İlk girişim olumsuz oldu. Almanya’da ürünün üzerinde ’Made in Turkey’ yazdığı için istemediler. Ben de Ortadoğu’ya döndüm. Ortadoğu’da geçen yıl 500 bin dolarlık, Avrupa’da ise 1 milyon euroluk Bioder sattık. Yurtdışında adımız Bioxet, üzerinde ‘Made in Turkey’ de yazıyor. Hollanda, Lüksemburg, Belçika ve Portekiz’de eczanelerde satıyoruz. Bu ay İspanya’ya gidecek.

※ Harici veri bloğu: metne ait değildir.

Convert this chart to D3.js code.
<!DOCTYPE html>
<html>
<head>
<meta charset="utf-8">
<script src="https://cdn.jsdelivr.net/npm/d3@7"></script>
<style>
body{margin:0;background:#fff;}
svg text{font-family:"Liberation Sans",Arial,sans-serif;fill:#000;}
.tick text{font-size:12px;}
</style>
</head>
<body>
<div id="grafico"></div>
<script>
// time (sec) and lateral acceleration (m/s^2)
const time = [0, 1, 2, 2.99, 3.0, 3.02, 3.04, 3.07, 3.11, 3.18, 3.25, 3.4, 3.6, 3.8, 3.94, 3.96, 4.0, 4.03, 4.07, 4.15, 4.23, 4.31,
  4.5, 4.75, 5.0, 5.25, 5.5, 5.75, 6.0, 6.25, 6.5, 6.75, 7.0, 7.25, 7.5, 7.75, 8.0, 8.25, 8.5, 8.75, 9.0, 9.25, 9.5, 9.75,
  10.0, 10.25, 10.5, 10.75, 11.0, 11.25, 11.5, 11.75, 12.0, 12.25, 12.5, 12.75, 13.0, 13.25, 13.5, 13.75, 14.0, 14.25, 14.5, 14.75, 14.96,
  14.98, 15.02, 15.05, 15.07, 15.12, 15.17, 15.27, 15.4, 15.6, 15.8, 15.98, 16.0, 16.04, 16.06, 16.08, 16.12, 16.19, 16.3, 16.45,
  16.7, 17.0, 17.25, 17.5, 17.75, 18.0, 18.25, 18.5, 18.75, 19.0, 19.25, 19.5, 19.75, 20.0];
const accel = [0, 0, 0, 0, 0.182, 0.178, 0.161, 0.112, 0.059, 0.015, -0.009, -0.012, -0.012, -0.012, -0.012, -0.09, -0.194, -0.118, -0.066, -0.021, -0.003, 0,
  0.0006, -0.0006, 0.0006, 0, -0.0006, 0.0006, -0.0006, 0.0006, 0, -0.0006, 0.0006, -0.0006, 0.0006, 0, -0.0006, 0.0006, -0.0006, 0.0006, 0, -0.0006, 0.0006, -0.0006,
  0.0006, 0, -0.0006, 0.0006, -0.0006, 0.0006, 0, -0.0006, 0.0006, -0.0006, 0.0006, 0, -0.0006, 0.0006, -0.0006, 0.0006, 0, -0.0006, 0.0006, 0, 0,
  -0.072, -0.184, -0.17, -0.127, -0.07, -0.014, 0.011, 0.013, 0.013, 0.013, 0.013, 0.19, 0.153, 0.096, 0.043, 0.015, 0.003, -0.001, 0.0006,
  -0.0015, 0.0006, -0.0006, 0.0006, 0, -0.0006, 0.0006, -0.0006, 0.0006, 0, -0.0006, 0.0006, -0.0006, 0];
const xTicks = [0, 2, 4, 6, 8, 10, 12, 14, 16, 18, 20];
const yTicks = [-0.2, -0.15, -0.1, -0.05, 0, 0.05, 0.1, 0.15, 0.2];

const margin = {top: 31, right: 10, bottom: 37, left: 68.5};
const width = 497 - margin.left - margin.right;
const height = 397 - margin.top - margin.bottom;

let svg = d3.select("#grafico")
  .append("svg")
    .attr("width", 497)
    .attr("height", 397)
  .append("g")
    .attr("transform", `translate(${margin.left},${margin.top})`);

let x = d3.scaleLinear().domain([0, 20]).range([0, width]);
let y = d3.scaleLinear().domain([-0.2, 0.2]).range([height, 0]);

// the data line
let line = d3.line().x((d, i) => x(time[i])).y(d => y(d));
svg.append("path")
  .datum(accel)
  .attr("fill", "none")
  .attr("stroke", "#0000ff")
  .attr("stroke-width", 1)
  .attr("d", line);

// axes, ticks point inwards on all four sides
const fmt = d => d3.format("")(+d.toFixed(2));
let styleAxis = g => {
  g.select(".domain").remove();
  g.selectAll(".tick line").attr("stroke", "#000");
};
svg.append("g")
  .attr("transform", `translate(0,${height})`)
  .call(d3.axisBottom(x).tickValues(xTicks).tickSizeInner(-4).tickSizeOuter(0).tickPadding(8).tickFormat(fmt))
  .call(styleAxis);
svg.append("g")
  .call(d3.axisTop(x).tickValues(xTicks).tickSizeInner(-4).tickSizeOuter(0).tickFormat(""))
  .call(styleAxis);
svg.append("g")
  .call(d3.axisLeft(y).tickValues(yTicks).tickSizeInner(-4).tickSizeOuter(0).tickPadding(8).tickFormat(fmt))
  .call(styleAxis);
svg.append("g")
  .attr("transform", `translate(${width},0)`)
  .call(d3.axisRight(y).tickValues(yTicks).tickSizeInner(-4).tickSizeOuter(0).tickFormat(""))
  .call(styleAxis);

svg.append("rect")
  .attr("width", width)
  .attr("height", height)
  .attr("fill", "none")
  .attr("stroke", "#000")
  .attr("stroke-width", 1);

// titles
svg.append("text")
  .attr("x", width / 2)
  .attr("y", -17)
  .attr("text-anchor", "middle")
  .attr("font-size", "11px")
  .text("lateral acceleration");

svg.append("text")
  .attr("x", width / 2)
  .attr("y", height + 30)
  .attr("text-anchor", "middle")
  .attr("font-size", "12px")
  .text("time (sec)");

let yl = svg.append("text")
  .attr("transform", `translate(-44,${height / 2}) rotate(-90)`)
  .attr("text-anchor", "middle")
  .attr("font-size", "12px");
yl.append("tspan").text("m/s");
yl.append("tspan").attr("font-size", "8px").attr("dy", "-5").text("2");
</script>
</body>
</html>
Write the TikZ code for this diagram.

2 milyar dolarlık pazar için selülit ve antiaging’e giriyor

* Yeni ürünleriniz de çıkacak deniliyor. Dermokozmetik alanında ilerlemeye devam mı?
Kozmetik pazarı Türkiye’de 2 milyar dolara yaklaştı. Bu rakam düşük ama büyüyor. Türkiye’deki kozmetik pazarının yüzde 70’i yabancı firmaların elinde. Türk firmalar ucuz ürün yapıyor. Dermokozmetik marka biz varız, başka yok. Yeni ürünler yakında çıkacak.

* Ne üzerine?
Selülit ve antiaging. Her ikisi için de denemeler yapıldı. İyi sonuçlar alındı. 2008’de bu ürünlerimiz de çıkacak. Ayrıca erkek kuaförlerine yönelik ürünler de çıkarmaya başlıyoruz.

Patent almam, o zaman formülü açıklamam gerekir

* Neden patent almadınız?
Formüller patentle korunmuyor. Bugün patentle korursanız 10 yıl sonra patent açıklanıyor. O açıdan büyük içecek firmaları bile bir patente sahip değil, formül şirket içinde muhafaza ediliyor.

Hedefi: Bir Türk markasının
global olabileceğini göstermek


* Hedefiniz ne?
Bir Türk firmasının global marka olabileceğini göstermek istiyoruz. Bu benim için dava haline geldi. Bu konuda ciddi engeller var, en büyük engel ülkenin imajı. Kaliteli ürün çıkacağına inanmıyorlar Türkiye’den. Nereye gidersek gidelim Türkiye’den geldiğimizi öğrenince daha önce Türk tüccarlar tarafından kandırıldıkları için inanmıyorlar. Ayrıca Türkiye’den global marka çıkmadığı için ben iş yürütmekte de zorlanıyorum. Bu konuda tecrübeli personel bulmakta da zorlanıyorum.

Mali engelimiz, üretim engelimiz yok. Tek engel imajımız ve yetişmiş personel eksikliğimiz.
t Sizi yabancı bir şirket almak istemiyor mu?
Aracı kurumlar geliyor görüşmeye ama ben istemiyorum. Türk markası olarak bilinmek istiyorum.

EN ZOR GÜNÜM

Sağlık Bakanlığı’na 2002’de gittim. Bitkisel ürünlerle ilgili yönetmelik istedim. Bakanlık’ta yönetmelik vermediler ve beni Milli Kütüphane’ye gönderdiler. Resmi Gazete arşivinden yönetmeliği buldum. Neden geri kaldığımız ülke olarak ortada değil mi? O gün kötü bir gündü.